**Required work**
Print the lines of the listing below verbatim from its first line through the line bearing "from bokeh.resources import INLINE". Any pictures are to be omitted.

Stored items from a collection:
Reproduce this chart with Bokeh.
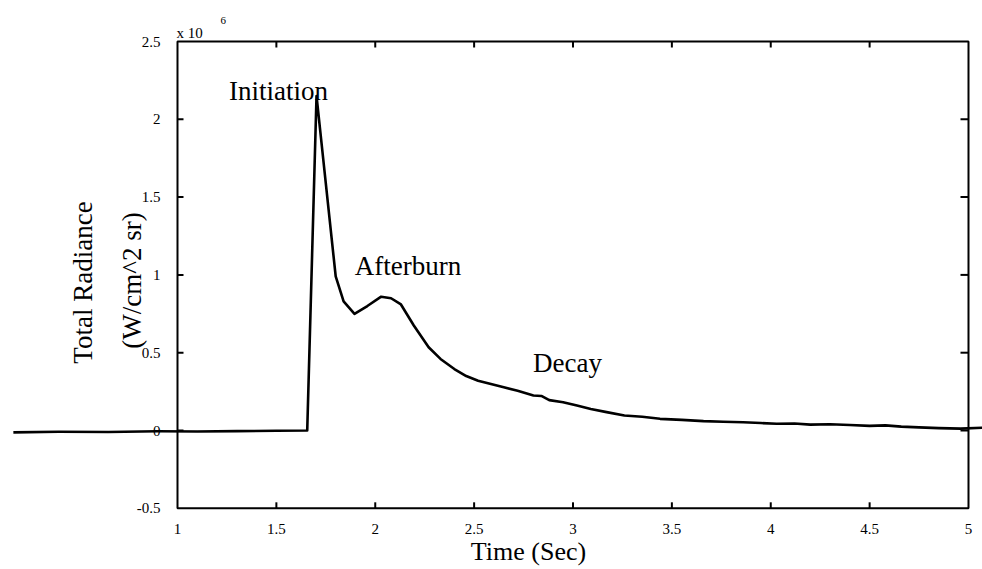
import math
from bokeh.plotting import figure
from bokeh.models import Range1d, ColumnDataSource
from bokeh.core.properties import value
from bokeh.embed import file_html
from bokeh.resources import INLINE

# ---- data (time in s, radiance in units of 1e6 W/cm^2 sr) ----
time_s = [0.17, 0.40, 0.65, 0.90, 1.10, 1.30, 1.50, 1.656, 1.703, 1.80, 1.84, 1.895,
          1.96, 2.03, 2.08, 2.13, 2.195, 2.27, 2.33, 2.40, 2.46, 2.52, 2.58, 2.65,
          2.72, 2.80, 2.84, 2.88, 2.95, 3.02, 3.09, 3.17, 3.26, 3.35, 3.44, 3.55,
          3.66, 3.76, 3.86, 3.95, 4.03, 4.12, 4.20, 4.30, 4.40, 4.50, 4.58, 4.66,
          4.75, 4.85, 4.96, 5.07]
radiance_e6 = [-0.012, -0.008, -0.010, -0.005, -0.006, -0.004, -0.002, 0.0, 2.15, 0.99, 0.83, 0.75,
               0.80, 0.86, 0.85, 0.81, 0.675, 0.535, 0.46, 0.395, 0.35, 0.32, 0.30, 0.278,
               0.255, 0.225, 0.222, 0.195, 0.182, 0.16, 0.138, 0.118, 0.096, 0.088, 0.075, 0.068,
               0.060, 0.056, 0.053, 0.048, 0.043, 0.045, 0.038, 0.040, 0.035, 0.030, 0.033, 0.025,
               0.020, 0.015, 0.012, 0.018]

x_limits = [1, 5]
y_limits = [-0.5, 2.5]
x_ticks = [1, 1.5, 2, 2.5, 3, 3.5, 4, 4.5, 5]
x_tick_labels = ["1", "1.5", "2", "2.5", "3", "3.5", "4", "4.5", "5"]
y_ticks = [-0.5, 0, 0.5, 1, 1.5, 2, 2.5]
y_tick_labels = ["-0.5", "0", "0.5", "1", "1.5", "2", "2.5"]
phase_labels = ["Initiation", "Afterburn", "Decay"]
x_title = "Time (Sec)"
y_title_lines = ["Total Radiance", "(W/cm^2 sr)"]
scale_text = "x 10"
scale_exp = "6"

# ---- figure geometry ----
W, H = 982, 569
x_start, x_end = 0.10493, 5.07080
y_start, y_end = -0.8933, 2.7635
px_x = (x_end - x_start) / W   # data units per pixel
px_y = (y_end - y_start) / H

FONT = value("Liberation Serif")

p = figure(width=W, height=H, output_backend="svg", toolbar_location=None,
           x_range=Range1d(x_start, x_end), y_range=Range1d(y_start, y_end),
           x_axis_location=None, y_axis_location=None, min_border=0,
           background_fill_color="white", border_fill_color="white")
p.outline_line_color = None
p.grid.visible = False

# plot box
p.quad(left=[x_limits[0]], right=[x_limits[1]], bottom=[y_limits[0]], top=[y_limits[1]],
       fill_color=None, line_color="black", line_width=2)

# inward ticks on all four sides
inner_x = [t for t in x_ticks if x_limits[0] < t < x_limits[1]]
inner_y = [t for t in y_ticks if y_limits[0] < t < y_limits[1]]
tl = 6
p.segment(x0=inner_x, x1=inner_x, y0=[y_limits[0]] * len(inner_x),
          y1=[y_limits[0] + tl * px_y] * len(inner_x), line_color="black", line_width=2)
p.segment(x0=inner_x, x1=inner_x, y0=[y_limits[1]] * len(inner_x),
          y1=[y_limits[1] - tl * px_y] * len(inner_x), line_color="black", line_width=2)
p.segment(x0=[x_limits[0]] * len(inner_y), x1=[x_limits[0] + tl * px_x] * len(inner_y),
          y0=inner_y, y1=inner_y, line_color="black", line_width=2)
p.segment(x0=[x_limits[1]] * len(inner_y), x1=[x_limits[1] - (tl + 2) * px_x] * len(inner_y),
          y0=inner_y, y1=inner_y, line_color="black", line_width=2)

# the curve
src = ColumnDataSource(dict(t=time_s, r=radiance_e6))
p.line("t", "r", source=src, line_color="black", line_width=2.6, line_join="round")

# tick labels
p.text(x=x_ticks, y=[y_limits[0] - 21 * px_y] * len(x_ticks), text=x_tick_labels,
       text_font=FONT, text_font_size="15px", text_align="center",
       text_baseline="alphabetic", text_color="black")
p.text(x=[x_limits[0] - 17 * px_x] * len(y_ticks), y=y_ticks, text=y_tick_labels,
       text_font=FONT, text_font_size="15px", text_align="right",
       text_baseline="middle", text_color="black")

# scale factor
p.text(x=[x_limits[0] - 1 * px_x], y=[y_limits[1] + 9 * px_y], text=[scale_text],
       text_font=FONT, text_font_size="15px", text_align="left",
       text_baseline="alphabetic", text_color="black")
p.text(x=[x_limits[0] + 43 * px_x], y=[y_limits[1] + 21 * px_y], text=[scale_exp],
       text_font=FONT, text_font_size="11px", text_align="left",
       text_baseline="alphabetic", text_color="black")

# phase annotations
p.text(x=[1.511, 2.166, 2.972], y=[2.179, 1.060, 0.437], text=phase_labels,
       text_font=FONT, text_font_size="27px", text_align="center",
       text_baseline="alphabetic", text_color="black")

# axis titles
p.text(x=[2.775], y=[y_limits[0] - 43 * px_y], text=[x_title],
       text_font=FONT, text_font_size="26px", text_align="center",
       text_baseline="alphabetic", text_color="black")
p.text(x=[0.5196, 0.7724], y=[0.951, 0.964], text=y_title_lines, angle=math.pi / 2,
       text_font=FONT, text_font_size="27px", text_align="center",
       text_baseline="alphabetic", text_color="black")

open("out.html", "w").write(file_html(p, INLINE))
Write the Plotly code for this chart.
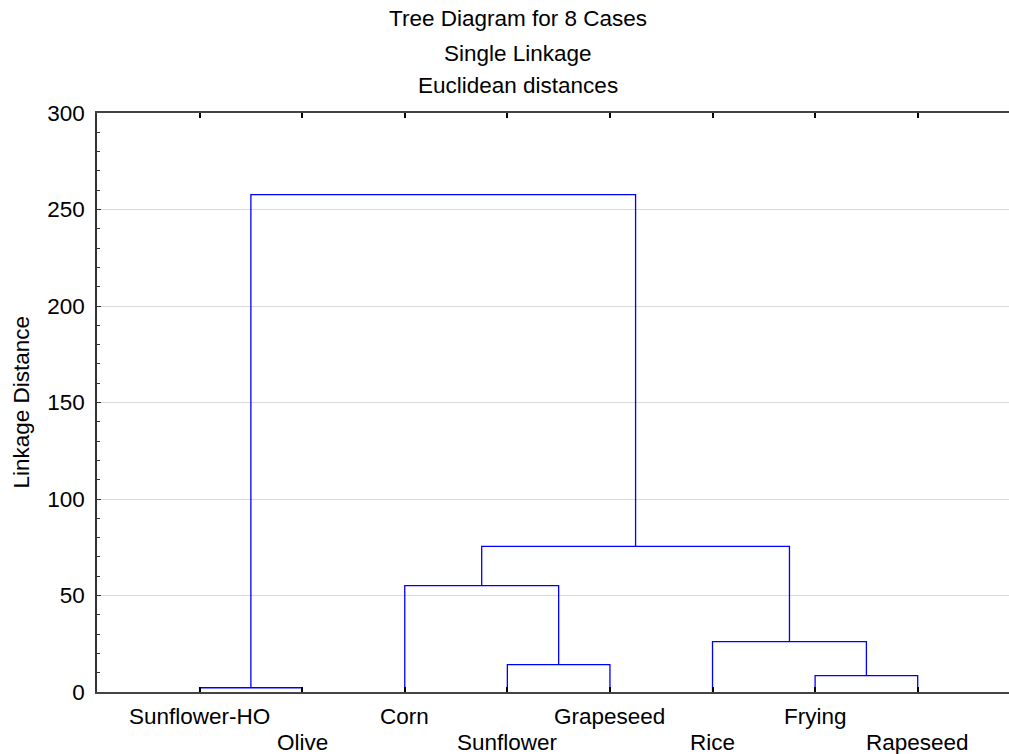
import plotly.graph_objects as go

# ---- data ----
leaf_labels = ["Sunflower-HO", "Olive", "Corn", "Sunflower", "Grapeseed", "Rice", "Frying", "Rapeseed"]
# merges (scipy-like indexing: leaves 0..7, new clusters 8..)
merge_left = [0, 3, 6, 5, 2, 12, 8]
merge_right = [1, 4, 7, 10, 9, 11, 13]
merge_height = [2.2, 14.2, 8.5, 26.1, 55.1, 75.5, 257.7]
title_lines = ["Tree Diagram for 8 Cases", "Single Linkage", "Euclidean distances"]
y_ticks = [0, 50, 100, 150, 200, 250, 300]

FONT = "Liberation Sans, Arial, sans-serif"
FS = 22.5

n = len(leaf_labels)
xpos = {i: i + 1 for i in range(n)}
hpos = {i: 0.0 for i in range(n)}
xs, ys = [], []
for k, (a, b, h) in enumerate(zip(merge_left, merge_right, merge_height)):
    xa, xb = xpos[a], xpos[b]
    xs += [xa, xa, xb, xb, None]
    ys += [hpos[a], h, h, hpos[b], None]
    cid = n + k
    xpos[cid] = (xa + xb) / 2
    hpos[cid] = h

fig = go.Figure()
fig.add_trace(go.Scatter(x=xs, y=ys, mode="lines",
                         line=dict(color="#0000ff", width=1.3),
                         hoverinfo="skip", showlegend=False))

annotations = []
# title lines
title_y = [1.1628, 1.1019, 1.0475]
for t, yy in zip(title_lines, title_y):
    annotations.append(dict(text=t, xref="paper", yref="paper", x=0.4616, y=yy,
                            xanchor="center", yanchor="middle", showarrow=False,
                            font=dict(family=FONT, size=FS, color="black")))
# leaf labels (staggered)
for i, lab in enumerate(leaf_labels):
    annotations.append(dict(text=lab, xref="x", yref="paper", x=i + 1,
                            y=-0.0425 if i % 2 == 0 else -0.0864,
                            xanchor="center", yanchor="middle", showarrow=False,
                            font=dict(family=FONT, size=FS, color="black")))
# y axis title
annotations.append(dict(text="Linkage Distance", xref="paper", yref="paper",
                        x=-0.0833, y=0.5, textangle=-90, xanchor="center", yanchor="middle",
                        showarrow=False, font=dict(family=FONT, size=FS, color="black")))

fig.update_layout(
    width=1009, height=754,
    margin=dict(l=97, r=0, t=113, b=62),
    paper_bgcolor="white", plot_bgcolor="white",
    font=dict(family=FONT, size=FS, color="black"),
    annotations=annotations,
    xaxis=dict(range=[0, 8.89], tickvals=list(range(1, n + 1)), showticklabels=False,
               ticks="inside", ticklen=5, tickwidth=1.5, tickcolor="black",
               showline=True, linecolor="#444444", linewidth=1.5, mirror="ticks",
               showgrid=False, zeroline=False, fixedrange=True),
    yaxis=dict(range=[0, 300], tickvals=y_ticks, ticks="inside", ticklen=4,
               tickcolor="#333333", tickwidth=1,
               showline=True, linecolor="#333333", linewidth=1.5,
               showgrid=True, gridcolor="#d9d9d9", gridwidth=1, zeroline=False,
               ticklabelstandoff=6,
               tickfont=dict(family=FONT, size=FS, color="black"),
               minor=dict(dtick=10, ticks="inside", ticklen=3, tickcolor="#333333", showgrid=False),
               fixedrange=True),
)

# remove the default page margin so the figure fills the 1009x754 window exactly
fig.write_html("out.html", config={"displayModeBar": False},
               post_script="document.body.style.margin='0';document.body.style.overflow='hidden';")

**Solution below**
Reproduce this chart with Bokeh.
import math
from bokeh.plotting import figure
from bokeh.models import Range1d, ColumnDataSource
from bokeh.core.properties import value
from bokeh.embed import file_html
from bokeh.resources import INLINE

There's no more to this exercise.